みなさまこんにちは。トランスコスモス公共政策本部の太田です。

この数年よく耳にするDX(デジタルトランスフォーメーション)について、特に行政部門におけるDXがどのように持続可能な社会につながっていくのかについて考えてみました。

経済産業省「DXレポート」※1には「あらゆる産業において、新たなデジタル技術を活用して新しいビジネス・モデルを創出し、 柔軟に改変できる状態を実現することが求められている。しかし、何を如何になすべきかの 見極めに苦労するとともに、複雑化・老朽化・ブラックボックス化した既存システムも足かせとなっている。 複雑化・老朽化・ブラックボックス化した既存システムが残存した場合、2025 年までに予想される IT 人材の引退やサポート終了等によるリスクの高まり等に伴う経済損失は、 2025年以降、最大12兆円/年(現在の約3倍)にのぼる可能性がある」と書かれています。

また、2030年には15歳以上65歳未満の生産年齢人口比率が6割以下となり、高齢者層の割合が高まります。労働需要に対する人手不足は、644万人とも予測されています。

あ図1

(出典)内閣府令和三年度版高齢社会白書

※1(経産省DXリポート)
https://www.meti.go.jp/shingikai/mono_info_service/digital_transformation/20180907_report.html

内閣府令和三年度版高齢社会白書
https://www8.cao.go.jp/kourei/whitepaper/w-2021/zenbun/pdf/1s1s_01.pdf

今回は、地方公共団体におけるこの二つの課題についてお話したいと思います。

コロナウィルスの影響により、まん延防止等重点措置、緊急事態宣言等、様々な感染防止のための取り組みがあり、飲食店等の休業に対する協力金や、世帯ごとに給付金が支払われたりしました。
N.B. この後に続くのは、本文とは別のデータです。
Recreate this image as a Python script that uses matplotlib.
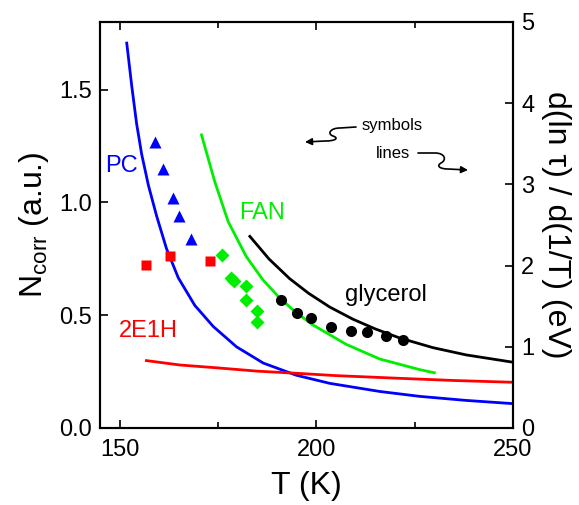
import numpy as np
import matplotlib
matplotlib.use('Agg')
import matplotlib.pyplot as plt
from matplotlib.path import Path
from matplotlib.patches import FancyArrowPatch

plt.rcParams['font.family'] = ['Liberation Sans', 'DejaVu Sans']
plt.rcParams['mathtext.fontset'] = 'custom'
plt.rcParams['mathtext.rm'] = 'Liberation Sans'
plt.rcParams['mathtext.it'] = 'Liberation Sans'

# symbols: N_corr (left axis)
pc_T = [159.0, 160.9, 163.6, 165.1, 168.1]
pc_N = [1.27, 1.15, 1.02, 0.94, 0.84]
eh_T = [156.8, 162.9, 172.9]
eh_N = [0.724, 0.761, 0.742]
fan_T = [175.9, 178.4, 179.0, 182.0, 182.1, 185.0, 185.0]
fan_N = [0.766, 0.665, 0.65, 0.628, 0.569, 0.52, 0.472]
gly_T = [190.9, 195.1, 198.7, 203.8, 208.9, 212.8, 217.8, 222.0]
gly_N = [0.569, 0.51, 0.487, 0.448, 0.431, 0.425, 0.41, 0.391]

# lines: d(ln tau)/d(1/T) (right axis)
pcL_T = [151.8, 153.05, 154.3, 155.6, 157.3, 159.4, 161.9, 164.9, 169.1, 173.8,
         179.7, 186.5, 194.9, 203.4, 216.1, 226.2, 238.0, 250.0]
pcL_E = [4.74, 4.22, 3.75, 3.37, 2.99, 2.61, 2.21, 1.85, 1.51, 1.25,
         1.00, 0.80, 0.65, 0.55, 0.45, 0.39, 0.34, 0.30]
ehL_T = [156.8, 165.3, 175.0, 185.0, 194.9, 205.0, 221.1, 235.0, 250.0]
ehL_E = [0.83, 0.776, 0.74, 0.70, 0.674, 0.645, 0.612, 0.585, 0.563]
fanL_T = [170.8, 174.2, 177.6, 182.2, 186.5, 190.7, 194.9, 199.1, 207.6, 216.1,
          226.2, 230.0]
fanL_E = [3.61, 3.03, 2.54, 2.11, 1.82, 1.60, 1.42, 1.27, 1.03, 0.85,
          0.72, 0.68]
glyL_T = [183.1, 188.0, 193.2, 198.0, 203.4, 209.3, 215.0, 221.1, 229.6, 238.1,
          250.0]
glyL_E = [2.36, 2.08, 1.84, 1.66, 1.49, 1.34, 1.22, 1.11, 0.99, 0.90,
          0.81]

blue, red, green = '#0000ff', '#ff0000', '#00ee00'

fig = plt.figure(figsize=(5.79, 5.05), dpi=100)
ax = fig.add_axes([100/579, 1-428/505, 413/579, 406/505])
ax2 = ax.twinx()
ax.set_zorder(ax2.get_zorder() + 1)
ax.patch.set_visible(False)

lw = 2.0
ax2.plot(pcL_T, pcL_E, color=blue, lw=lw)
ax2.plot(ehL_T, ehL_E, color=red, lw=lw)
ax2.plot(fanL_T, fanL_E, color=green, lw=lw)
ax2.plot(glyL_T, glyL_E, color='black', lw=lw)

ax.plot(pc_T, pc_N, '^', color=blue, ms=9, mec='none')
ax.plot(eh_T, eh_N, 's', color=red, ms=7, mec='none')
ax.plot(fan_T, fan_N, 'D', color=green, ms=7, mec='none')
ax.plot(gly_T, gly_N, 'o', color='black', ms=8, mec='none')

ax.set_xlim(145, 250)
ax.set_ylim(0, 1.8)
ax2.set_ylim(0, 5)
ax.set_xticks([150, 200, 250])
ax.set_xticks([175, 225], minor=True)
ax.set_yticks([0.0, 0.5, 1.0, 1.5])
ax.set_yticklabels(['0.0', '0.5', '1.0', '1.5'])
ax2.set_yticks([0, 1, 2, 3, 4, 5])

for a in (ax, ax2):
    for s in a.spines.values():
        s.set_linewidth(1.5)
ax.tick_params(axis='x', which='both', direction='in', top=True, labelsize=17, pad=8)
ax.tick_params(axis='x', which='major', length=6, width=1.2)
ax.tick_params(axis='x', which='minor', length=4.5, width=1.2)
ax.tick_params(axis='y', direction='in', length=6, width=1.2, labelsize=17, pad=6)
ax2.tick_params(axis='y', direction='in', length=6, width=1.2, labelsize=17, pad=6)

ax.set_xlabel('T (K)', fontsize=23, labelpad=7)
ax.set_ylabel('N$_{\\rm corr}$ (a.u.)', fontsize=23, labelpad=6)
ax2.set_ylabel('d(ln \u03c4) / d(1/T) (eV)', fontsize=23, rotation=-90, labelpad=26)

ax.text(150.5, 1.16, 'PC', color=blue, fontsize=17, ha='center', va='center')
ax.text(186.3, 0.954, 'FAN', color=green, fontsize=17, ha='center', va='center')
ax.text(157.3, 0.431, '2E1H', color=red, fontsize=17, ha='center', va='center')
ax.text(217.8, 0.59, 'glycerol', color='black', fontsize=17, ha='center', va='center')
ax.text(219.4, 1.34, 'symbols', color='black', fontsize=12, ha='center', va='center')
ax.text(219.4, 1.216, 'lines', color='black', fontsize=12, ha='center', va='center')


def fp(px, py):
    return (px / 579, 1 - py / 505)


def wiggle(pts):
    codes = [Path.MOVETO, Path.LINETO, Path.CURVE4, Path.CURVE4, Path.CURVE4,
             Path.CURVE4, Path.CURVE4, Path.CURVE4, Path.LINETO]
    return Path([fp(*p) for p in pts], codes)


sym_path = wiggle([(356, 127), (340, 128), (330, 128), (327, 134), (333, 136),
                   (339, 138), (336, 141), (325, 141), (305, 142)])
lin_path = wiggle([(418, 153), (435, 153), (445, 153), (447, 160), (441, 163),
                   (436, 166), (440, 169), (448, 169), (468, 170)])
for p in (sym_path, lin_path):
    arr = FancyArrowPatch(path=p, arrowstyle='-|>', mutation_scale=10,
                          lw=1.2, color='black', transform=fig.transFigure)
    fig.patches.append(arr)

fig.savefig('out.png', dpi=100)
昨年にはワクチン接種が始まり、収束を見据えた経済活動再開に向けた接種証明や陰性証明の発行などが行われることになりました。

住んでいる地域により支払い時期やワクチン接種の予約方法に違いが起きるなど、コロナ前から抱えていた行政におけるデジタル化の遅れを指摘する報道も多くみられるようになりました。

引っ越しをして住んでいる地域の役所に行くと、転入届だけでなく、あらゆる手続きを複数の窓口に行って行う必要があります。その都度、氏名、慣れない新しい住所や子どもの生年月日などを書かないといけません。やっとの思いで手続きが終わり、家に帰ってから一つ手続きを忘れていた。という経験をしたことがあると思います。引っ越しは一人にとっては一つのライフイベントなのですが、行政上の手続きがそれぞれに対応した別々のシステムで行われているためにこのような事態が発生します。
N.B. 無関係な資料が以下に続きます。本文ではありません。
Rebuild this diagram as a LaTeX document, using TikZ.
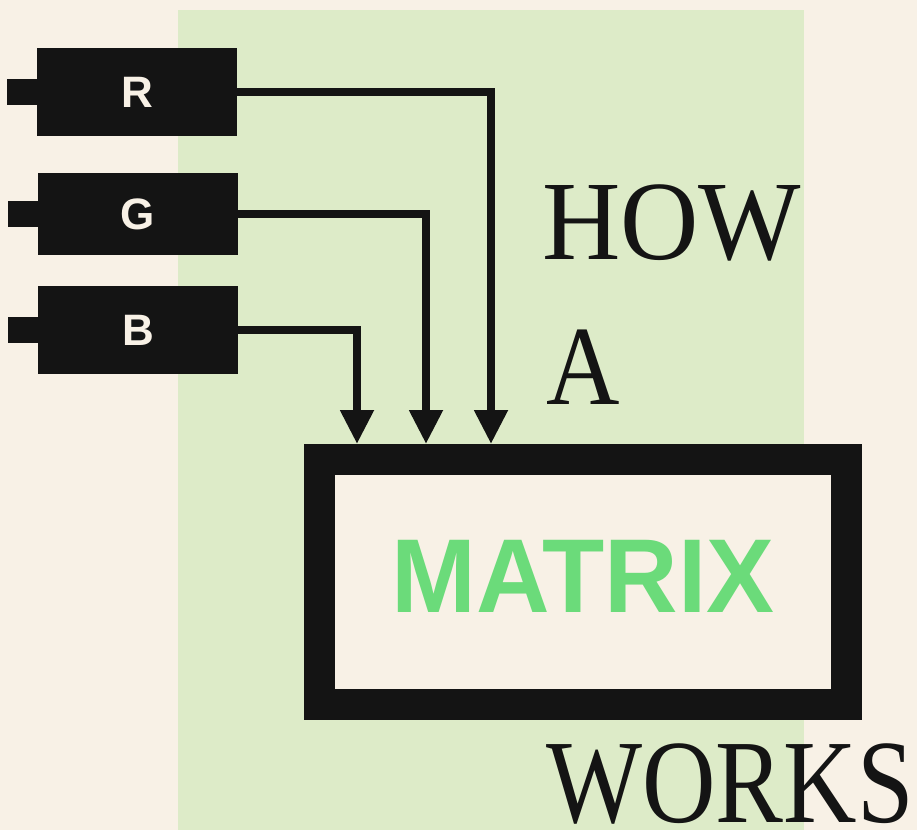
\documentclass[tikz,border=0pt]{standalone}
\usepackage{fontspec}
\setmainfont{Liberation Serif}
\newfontfamily\labelfont{Liberation Sans}
\usetikzlibrary{arrows.meta,positioning}
\definecolor{paper}{HTML}{F8F1E6}
\definecolor{panel}{HTML}{DDEBC8}
\definecolor{ink}{HTML}{141414}
\definecolor{matrixgreen}{HTML}{6BDB7A}
\tikzstyle{camera} = [rectangle, fill=ink, minimum width=200pt, minimum height=88pt, inner sep=0pt, text=paper, font=\labelfont\bfseries\fontsize{44}{44}\selectfont]
\tikzstyle{stub} = [rectangle, fill=ink, minimum width=30pt, minimum height=26pt, inner sep=0pt]
\tikzstyle{frame} = [rectangle, draw=ink, line width=31pt, fill=paper, minimum width=527pt, minimum height=245pt, inner sep=0pt, text depth=12pt, text=matrixgreen, font=\labelfont\bfseries\fontsize{105}{105}\selectfont]
\tikzstyle{title} = [anchor=base west, inner sep=0pt, text=ink, font=\fontsize{113}{113}\selectfont]
\tikzstyle{arrow} = [line width=8pt, draw=ink, -{Triangle[length=34pt,width=32pt]}]

\begin{document}
\begin{tikzpicture}[x=1pt, y=-1pt]
    \useasboundingbox[fill=paper] (0,0) rectangle (917,830);
    \fill[panel] (178,10) rectangle (804,830);

    \node (camR) [camera] at (137,92) {R};
    \node (camG) [camera, minimum height=82pt] at (138,214) {G};
    \node (camB) [camera] at (138,330) {B};
    \node (stubR) [stub, left=0pt of camR] {};
    \node (stubG) [stub, left=0pt of camG] {};
    \node (stubB) [stub, left=0pt of camB] {};

    \node (mtx) [frame] at (583,582) {\scalebox{0.97}[1]{MATRIX}};

    \node (how) [title] at (542,259) {\scalebox{0.96}[1]{HOW}};
    \node (a) [title] at (546,404) {\scalebox{0.9}[1]{A}};
    \node (works) [title, font=\fontsize{119}{119}\selectfont] at (546,822) {\scalebox{0.855}[1]{WORKS}};

    \draw[arrow] (camR.east) -| ([xshift=-92pt]mtx.north);
    \draw[arrow] (camG.east) -| ([xshift=-157pt]mtx.north);
    \draw[arrow] (camB.east) -| ([xshift=-226pt]mtx.north);

\end{tikzpicture}
\end{document}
DXを進めると、住民が全員スマホやパソコンから手続きしなければいけなくなるということではなく、簡単にいうと「2025年の壁」にも書かれていた複雑化・老朽化・ブラックボックス化した既存システムから、標準化・統一からされたシステムに変更し、マイナンバーカードを普及させることにより、行政手続きのオンライン化を促進し、行政の業務についても自動化できるものを増やしていくというものです。

今後労働生産人口の減少が予測される中において、民間企業だけでなく、行政職員の確保も現在と同水準と言うわけにはいきません。DXを進めることで行政職員は住民サービス向上に向けての施策の実行や、オンライン手続きを行うことができない高齢者に対して窓口での接客や講習の実施などに時間を割くことができるようになります。また、介護などの福祉の現場や保育や学校などの教育現場においても、事務的な業務の時間が短縮され子どもたちと向き合う時間の確保につながります。職員の働き方改革は働きがいにもつながり、より良いサービスが生まれてくることになると思います。

これからは住民がどのようなタイミングでどのようなサービスが必要なのか、そのサービスを受けるためにはどのような手続きが必要なのか、誰もが簡単に情報にアクセスできる時代だからこそサービスを提供する行政側もUI・UXの視点が必要になってきます。